Pour ce faire, Campan et Jollien plongent les deux héros dans des situations quelconques de la vie quotidienne pour en tirer le meilleur des discours. Et cela fonctionne du tonnerre. Nous sommes embarqués dans un road trip décapant qui va aborder le plus simplement du monde toutes les thématiques qui rendent les liens sociaux entre individus aussi riche et précieux. De l’attirance physique à l’amour en passant par le sexe, la liberté, le pardon et l’amitié, Presque brasse un éventail de sujets aussi large que passionnant. Bernard Campan n’a plus à prouver qu’il est à l’aise avec ce genre d’exercice (Se Souvenir Des Belles Choses, Le Cœur des Hommes, Combien Tu M’aimes ?). S’il étonne par une aisance incroyable, c’est avant tout son humilité qui transparaît au long du film. Il se sert de son expérience pour élever son partenaire de jeu. Il lui offre les meilleures scènes, les meilleures répliques, les meilleurs cadrages. On le sent indéniablement sensibilisé à la cause de son comparse. Quand bien même le pathos n’est jamais au cœur de la note d’intention du film, il y a des parenthèses où le tragique prend le pas sur la bonne humeur du métrage. Seulement, Presque parvient à toucher la corde sensible sans jamais en faire des tonnes, preuve d’une humilité certaine et d’un recul énorme dont fait preuve Alexandre Jollien sur son parcours de vie. L’épilogue du film laissera nos deux héros dans une imagerie pure où les corps sont mis à nu sans distinction de classe sociale ou de handicap. Presque brise toutes les barrières pour nous ramener à notre simple condition humaine. De la différence entre deux individus est née une connexion noble et sans artifice. Presque nous amène à revoir notre comportement en société, à ne pas hésiter à tendre la main à son prochain et à se laisser porter par le vécu de chacun. Le film de Campan et de Jollien est rempli de bienveillance, c’est une sacré bulle d’air qui fait sacrément du bien par où elle passe.

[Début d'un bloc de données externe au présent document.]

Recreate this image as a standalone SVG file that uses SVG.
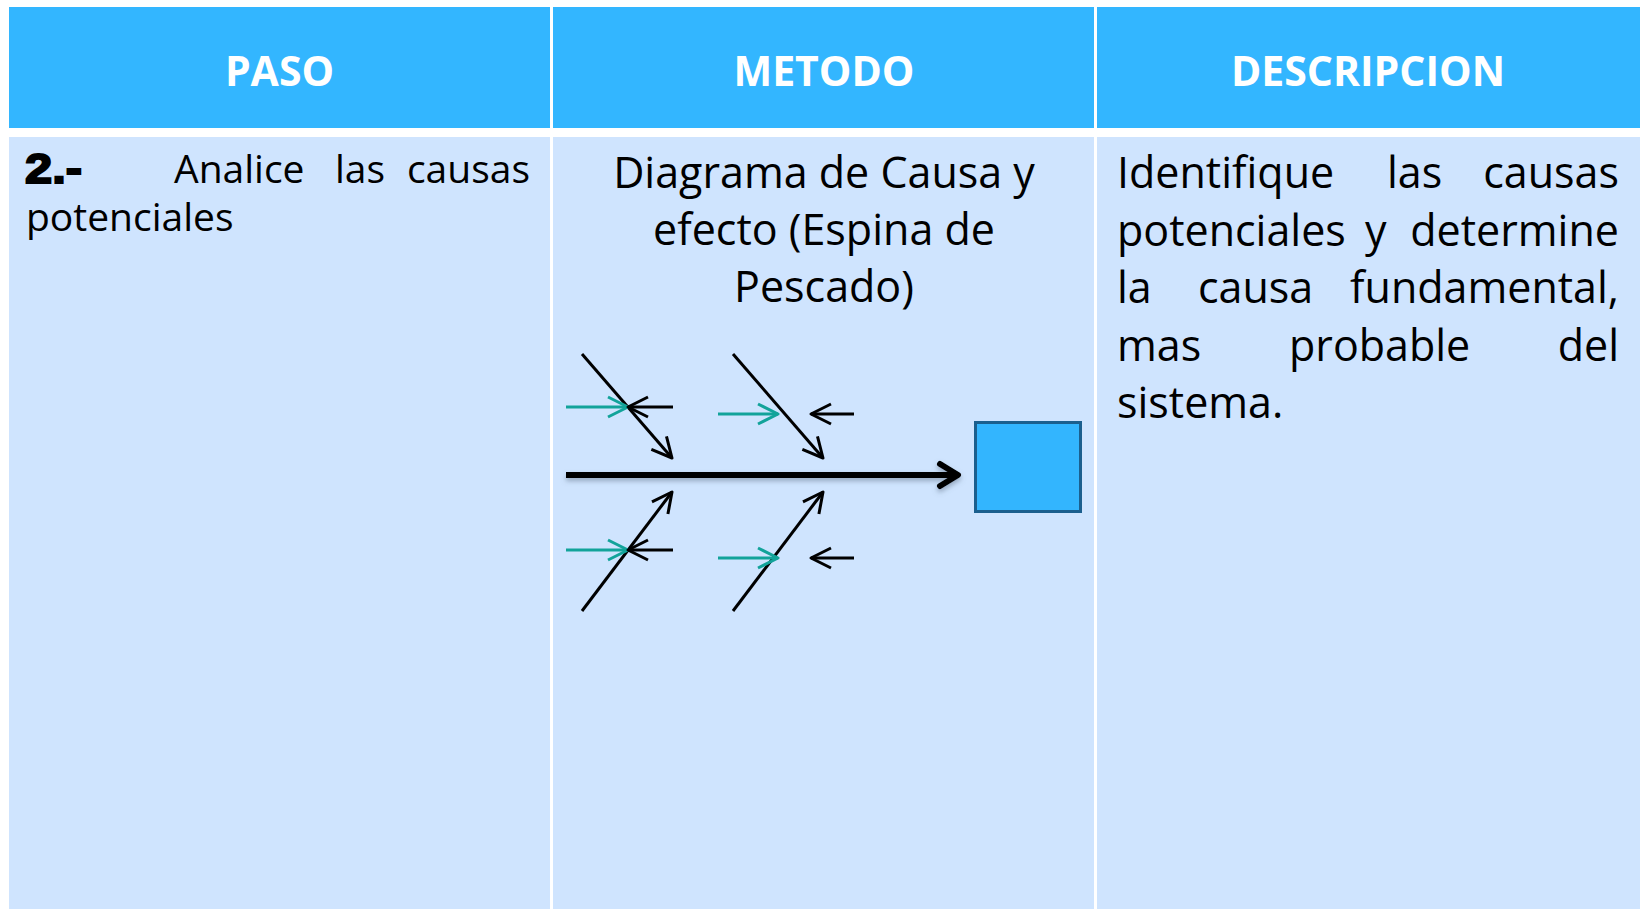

Presque est un coup de cœur massif, il ne saurait en être autrement. Le film transpire de générosité au travers toutes les thématiques qu’il aborde. S’il n’avait pas besoin de ce film pour crier sa vérité et sa rage de vivre, force est de constater qu’Alexandre Jollien s’est offert la plus belle des thérapies avec son film : celle d’affirmer son droit de jouir de tous les plaisirs simple de la vie avec bonhomie, humilité et un partage incommensurable. Presque est un bonbon délicieux, à la fois gourmand et délicat, un bonheur aussi simple que pur.